Where do bull elk bed during the day? Pressured bulls bed in dense north-facing dark timber where visibility and wind-checking ability give them security. Wilderness or low-pressure bulls are more likely to bed on open benches or timber edges where they can see and smell approaching threats. Midday bedding areas are typically in shade, on slopes with reliable upslope thermals.

How far do elk travel in a day? GPS collar research shows elk routinely travel 6-12 miles per day during active periods, with bulls covering significantly more ground during peak rut in pursuit of cows. A bull can move 15-20 miles between dusk and dawn during the rut. This is why locating elk the evening before a morning hunt is far more valuable than locating them two days prior.

What do elk look for in habitat? Elk balance four needs: forage (quantity and quality), water, security cover, and thermal regulation. When all four are close together, elk will hold to a small area. When any one factor is separated from the others — long walks from cover to water, or food only available in open exposed terrain — elk use the habitat opportunistically rather than consistently.

Do elk use the same terrain every year? Yes, with meaningful consistency. Migration routes, wallows, summer basins, and winter concentration areas are used generation after generation. Habitat features that held elk last October will almost certainly hold elk this October, assuming the habitat hasn’t been degraded. This is why notes and maps from previous seasons compound in value over time.

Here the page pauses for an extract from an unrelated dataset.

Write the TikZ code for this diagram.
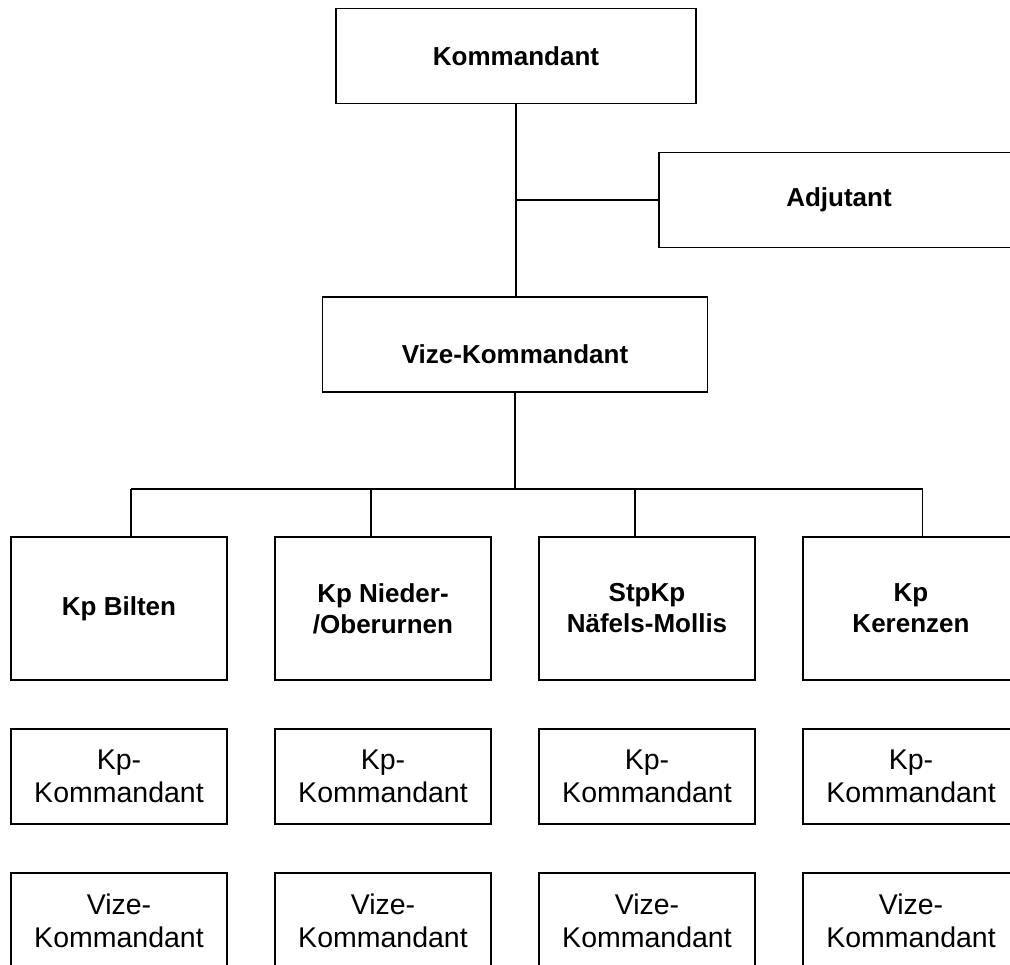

How does weather affect elk habitat use? Heat drives elk into shade and higher elevations. Cold snaps after the first rut bugle accelerate breeding behavior and elk movement. Early snowfall at elevation triggers the winter migration downward, sometimes overnight. Wind makes elk nervous in open terrain and drives them to sheltered drainages. Overcast cool days with light wind produce the best all-day elk movement — elk stay active and visible outside of the first and last shooting light windows.